> THE EXERCISE
Return verbatim everything from the first line through the line that contains "const xTitleText = 'ΕΤΟΣ'", and stop there.

> DATA EXCERPT
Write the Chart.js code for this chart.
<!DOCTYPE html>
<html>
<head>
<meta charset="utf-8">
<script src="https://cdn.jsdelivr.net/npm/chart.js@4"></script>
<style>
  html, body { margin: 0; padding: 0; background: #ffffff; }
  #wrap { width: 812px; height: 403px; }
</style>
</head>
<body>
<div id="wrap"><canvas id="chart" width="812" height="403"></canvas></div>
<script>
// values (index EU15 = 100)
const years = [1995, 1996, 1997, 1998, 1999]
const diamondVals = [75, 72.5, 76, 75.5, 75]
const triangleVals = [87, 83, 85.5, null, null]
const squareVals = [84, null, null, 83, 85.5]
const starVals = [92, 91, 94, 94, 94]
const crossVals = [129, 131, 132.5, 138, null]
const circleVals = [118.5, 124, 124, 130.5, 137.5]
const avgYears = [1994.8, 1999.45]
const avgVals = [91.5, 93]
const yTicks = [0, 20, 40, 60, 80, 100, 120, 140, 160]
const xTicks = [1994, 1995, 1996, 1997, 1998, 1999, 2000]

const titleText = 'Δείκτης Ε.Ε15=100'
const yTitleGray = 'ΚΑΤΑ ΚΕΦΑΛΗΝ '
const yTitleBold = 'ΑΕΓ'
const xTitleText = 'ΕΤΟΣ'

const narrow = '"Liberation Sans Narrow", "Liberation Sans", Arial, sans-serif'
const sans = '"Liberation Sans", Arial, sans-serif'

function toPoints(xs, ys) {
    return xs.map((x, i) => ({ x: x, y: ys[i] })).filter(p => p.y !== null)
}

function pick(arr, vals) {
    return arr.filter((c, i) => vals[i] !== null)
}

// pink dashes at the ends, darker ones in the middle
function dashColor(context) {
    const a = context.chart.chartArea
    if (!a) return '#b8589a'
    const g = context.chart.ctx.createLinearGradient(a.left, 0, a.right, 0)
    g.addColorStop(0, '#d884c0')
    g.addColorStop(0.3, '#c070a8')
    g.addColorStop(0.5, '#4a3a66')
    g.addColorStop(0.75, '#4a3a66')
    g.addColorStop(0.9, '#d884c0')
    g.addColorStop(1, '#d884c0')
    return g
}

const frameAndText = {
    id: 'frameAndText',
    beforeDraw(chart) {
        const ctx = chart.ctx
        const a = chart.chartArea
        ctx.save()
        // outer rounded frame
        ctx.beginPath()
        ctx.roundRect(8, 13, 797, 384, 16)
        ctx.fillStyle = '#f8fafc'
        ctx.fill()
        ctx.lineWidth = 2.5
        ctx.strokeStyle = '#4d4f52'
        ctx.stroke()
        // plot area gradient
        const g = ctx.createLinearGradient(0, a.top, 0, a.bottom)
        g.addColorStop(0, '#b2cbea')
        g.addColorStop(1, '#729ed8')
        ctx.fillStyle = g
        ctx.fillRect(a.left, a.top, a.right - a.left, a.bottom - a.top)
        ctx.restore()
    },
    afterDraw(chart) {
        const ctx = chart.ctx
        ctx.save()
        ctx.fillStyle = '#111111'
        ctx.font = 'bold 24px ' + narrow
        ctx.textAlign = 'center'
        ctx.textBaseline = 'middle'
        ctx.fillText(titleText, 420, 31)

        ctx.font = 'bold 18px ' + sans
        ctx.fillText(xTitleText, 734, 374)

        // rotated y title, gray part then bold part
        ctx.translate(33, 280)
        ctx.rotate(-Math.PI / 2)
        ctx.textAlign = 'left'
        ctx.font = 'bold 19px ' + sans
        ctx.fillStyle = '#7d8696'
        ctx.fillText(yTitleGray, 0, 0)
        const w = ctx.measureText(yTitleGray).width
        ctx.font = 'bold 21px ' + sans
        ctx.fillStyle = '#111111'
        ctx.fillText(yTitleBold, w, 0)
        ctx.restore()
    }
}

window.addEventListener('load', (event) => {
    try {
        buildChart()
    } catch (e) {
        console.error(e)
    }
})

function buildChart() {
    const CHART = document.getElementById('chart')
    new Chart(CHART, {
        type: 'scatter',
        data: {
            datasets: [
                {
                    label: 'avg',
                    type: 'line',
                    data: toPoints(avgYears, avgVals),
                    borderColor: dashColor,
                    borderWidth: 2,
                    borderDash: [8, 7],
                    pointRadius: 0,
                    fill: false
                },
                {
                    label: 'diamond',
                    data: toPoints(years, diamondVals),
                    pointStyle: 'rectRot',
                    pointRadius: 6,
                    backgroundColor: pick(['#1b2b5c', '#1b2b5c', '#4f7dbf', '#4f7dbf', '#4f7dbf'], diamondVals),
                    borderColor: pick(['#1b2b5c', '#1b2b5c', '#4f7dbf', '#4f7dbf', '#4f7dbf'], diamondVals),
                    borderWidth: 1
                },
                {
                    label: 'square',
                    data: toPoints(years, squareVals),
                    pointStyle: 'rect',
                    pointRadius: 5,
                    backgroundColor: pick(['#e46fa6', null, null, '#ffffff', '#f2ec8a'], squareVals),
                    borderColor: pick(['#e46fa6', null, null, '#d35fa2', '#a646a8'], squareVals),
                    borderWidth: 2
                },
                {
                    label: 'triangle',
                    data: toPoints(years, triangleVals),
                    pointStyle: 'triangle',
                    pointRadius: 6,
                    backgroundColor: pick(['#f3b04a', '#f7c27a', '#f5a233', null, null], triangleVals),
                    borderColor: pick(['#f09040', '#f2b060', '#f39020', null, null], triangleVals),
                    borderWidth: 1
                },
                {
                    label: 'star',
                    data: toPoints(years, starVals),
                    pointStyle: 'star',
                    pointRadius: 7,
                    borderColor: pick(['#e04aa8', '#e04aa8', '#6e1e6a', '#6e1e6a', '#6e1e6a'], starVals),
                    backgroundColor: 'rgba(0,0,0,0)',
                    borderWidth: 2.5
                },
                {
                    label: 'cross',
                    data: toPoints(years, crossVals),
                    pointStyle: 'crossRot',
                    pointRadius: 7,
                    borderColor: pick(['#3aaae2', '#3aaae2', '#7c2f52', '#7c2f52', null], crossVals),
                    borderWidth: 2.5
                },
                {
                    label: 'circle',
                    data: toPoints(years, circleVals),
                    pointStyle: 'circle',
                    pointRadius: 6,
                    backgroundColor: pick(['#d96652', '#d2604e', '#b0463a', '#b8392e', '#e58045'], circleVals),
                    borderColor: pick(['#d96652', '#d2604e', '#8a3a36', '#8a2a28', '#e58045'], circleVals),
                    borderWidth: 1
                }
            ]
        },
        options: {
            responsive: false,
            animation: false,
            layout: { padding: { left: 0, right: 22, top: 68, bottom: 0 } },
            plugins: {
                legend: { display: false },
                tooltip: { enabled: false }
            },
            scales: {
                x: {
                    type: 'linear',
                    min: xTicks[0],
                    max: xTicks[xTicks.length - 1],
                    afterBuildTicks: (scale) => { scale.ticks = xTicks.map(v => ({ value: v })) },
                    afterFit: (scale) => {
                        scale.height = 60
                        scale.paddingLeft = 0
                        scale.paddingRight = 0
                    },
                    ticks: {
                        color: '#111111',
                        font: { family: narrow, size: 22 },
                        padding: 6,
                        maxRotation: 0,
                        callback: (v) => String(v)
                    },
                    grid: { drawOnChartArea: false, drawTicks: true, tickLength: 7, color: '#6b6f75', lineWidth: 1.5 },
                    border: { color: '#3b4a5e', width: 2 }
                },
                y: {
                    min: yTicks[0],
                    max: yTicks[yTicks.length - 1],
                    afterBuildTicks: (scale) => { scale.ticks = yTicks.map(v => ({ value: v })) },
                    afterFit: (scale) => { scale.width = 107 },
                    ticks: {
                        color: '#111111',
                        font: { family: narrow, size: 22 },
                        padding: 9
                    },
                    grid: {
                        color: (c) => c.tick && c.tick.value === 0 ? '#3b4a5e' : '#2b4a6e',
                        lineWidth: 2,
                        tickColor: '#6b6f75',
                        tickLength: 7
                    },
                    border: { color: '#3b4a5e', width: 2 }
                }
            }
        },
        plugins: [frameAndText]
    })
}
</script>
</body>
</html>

> FINISHED TASK
Write the Chart.js code for this chart.
<!DOCTYPE html>
<html>
<head>
<meta charset="utf-8">
<script src="https://cdn.jsdelivr.net/npm/chart.js@4"></script>
<style>
  html, body { margin: 0; padding: 0; background: #ffffff; }
  #wrap { width: 812px; height: 403px; }
</style>
</head>
<body>
<div id="wrap"><canvas id="chart" width="812" height="403"></canvas></div>
<script>
// values (index EU15 = 100)
const years = [1995, 1996, 1997, 1998, 1999]
const diamondVals = [75, 72.5, 76, 75.5, 75]
const triangleVals = [87, 83, 85.5, null, null]
const squareVals = [84, null, null, 83, 85.5]
const starVals = [92, 91, 94, 94, 94]
const crossVals = [129, 131, 132.5, 138, null]
const circleVals = [118.5, 124, 124, 130.5, 137.5]
const avgYears = [1994.8, 1999.45]
const avgVals = [91.5, 93]
const yTicks = [0, 20, 40, 60, 80, 100, 120, 140, 160]
const xTicks = [1994, 1995, 1996, 1997, 1998, 1999, 2000]

const titleText = 'Δείκτης Ε.Ε15=100'
const yTitleGray = 'ΚΑΤΑ ΚΕΦΑΛΗΝ '
const yTitleBold = 'ΑΕΓ'
const xTitleText = 'ΕΤΟΣ'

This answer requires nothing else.